Pancreatitis is not a condition you can manage at home. If you suspect your pet has pancreatitis, take him to the vet immediately.

Your veterinarian will perform a series of tests to determine the diagnosis, such as:

  1. History and signalment: vet will ask about your pet’s history and observe his condition
  2. Complete Blood Count: Known as a CBC, vets will take blood samples to see if red blood cells, white blood cells and platelets are within a healthy range. They’ll also check for possible infection, anemia and leukemia.
  3. Chemistry profile: vet may test the blood for any chemicals and enzymes that can help determine organ health, blood sugar and electrolyte quantities.
  4. Pancreas-specific lipase (PLI) test: since the typical amylase/lipase tests are not consistent or sensitive enough to definitively diagnose pancreatitis, vets will run a PLI to determine lipid levels.
  5. Radiograph: similar to an x-ray, this imaging technique is sometimes used in tandem with other tests to help confirm a diagnosis.
  6. Ultrasound: this imaging technique uses sound waves to provide a picture of the pancreas. The reliability of the test depends on the quality of the machine and the technician’s skills.
  7. Surgery: in rare cases, vets may resort to exploratory surgery and collect samples for further testing.

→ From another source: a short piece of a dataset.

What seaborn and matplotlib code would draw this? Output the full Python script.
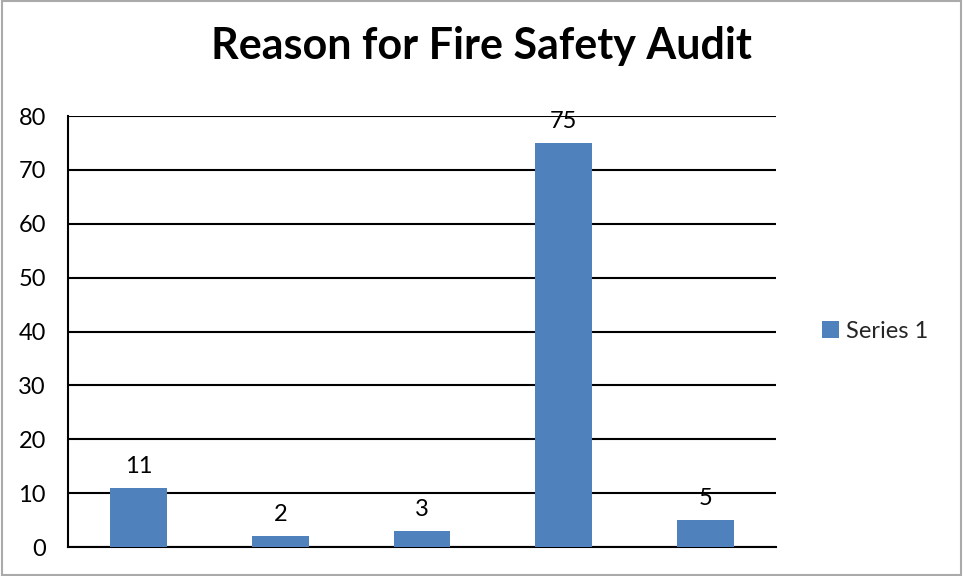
import numpy as np
import pandas as pd
import matplotlib
matplotlib.use('Agg')
from matplotlib import pyplot as plt
from matplotlib.patches import Rectangle
import seaborn as sns

# chart data
categories = ['Reason 1', 'Reason 2', 'Reason 3', 'Reason 4', 'Reason 5']
values = [11, 2, 3, 75, 5]
seriesName = 'Series 1'
yTicks = [0, 10, 20, 30, 40, 50, 60, 70, 80]

df = pd.DataFrame({'reason': categories, 'count': values, 'series': seriesName})

sns.set_theme(style='white')
plt.rcParams['font.family'] = ['Lato', 'DejaVu Sans']

fig = plt.figure(figsize=(9.63, 5.76), dpi=100)
ax = fig.add_axes([0.0706, 0.0503, 0.7352, 0.7483])

sns.barplot(data=df, x='reason', y='count', hue='series', palette=['#4f81bd'],
            width=0.4, dodge=False, saturation=1, linewidth=0, ax=ax, zorder=3)

ax.set_ylim(0, 80)
ax.set_yticks(yTicks)
ax.set_xlim(-0.5, len(categories) - 0.5)
ax.yaxis.grid(True, color='black', linewidth=1.5, zorder=0)
ax.set_axisbelow(True)
ax.tick_params(axis='y', length=0, labelsize=17, pad=16, colors='black')
ax.tick_params(axis='x', length=0)
ax.set_xticklabels([])
ax.set_xlabel('')
ax.set_ylabel('')
for side in ['top', 'right']:
    ax.spines[side].set_visible(False)
for side in ['left', 'bottom']:
    ax.spines[side].set_color('black')
    ax.spines[side].set_linewidth(1.5)

for cont in ax.containers:
    ax.bar_label(cont, padding=8, fontsize=17, color='black')

ax.legend(loc='center left', bbox_to_anchor=(1.035, 0.5), frameon=False,
          fontsize=17, handlelength=0.7, handleheight=0.7, handletextpad=0.3)

fig.suptitle('Reason for Fire Safety Audit', x=0.5, y=0.955, fontsize=31,
             fontweight='bold', color='black')

fig.patches.append(Rectangle((0.002, 0.002), 0.996, 0.996, transform=fig.transFigure,
                             fill=False, edgecolor='#aaaaaa', linewidth=1.5))

plt.savefig('out.png', dpi=100)
plt.close()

How Is Pancreatitis Treated?

Pancreatic treatment depends on the severity of the condition and the stage of intervention. In some cases, your vet may want to keep your pet at the clinic for a few days to administer IV fluids and monitor the condition. In other cases, you may be sent home with out-patient treatment instructions. 

Different vets may have different recommendations for treatment. Some may want your pet to fast for at least 24 hours so the pancreas can rest. In these cases, you may be advised to slowly reintroduce a low-fat diet.

As long as vomiting subsides, your vet may instruct you to feed small portions of a highly digestible, low-fat pet food.

Staying hydrated is crucial. 

Pain management will likely be necessary as well. Pain meds may include: fentanyl, morphine and hydromorphone for both cats and dogs. Side effects may include vomiting and constipation. 

The best way to prevent your pet from developing pancreatitis is to feed a high-quality diet free of fatty, over-processed ingredients. PureForm recommends feeding raw diets whenever possible.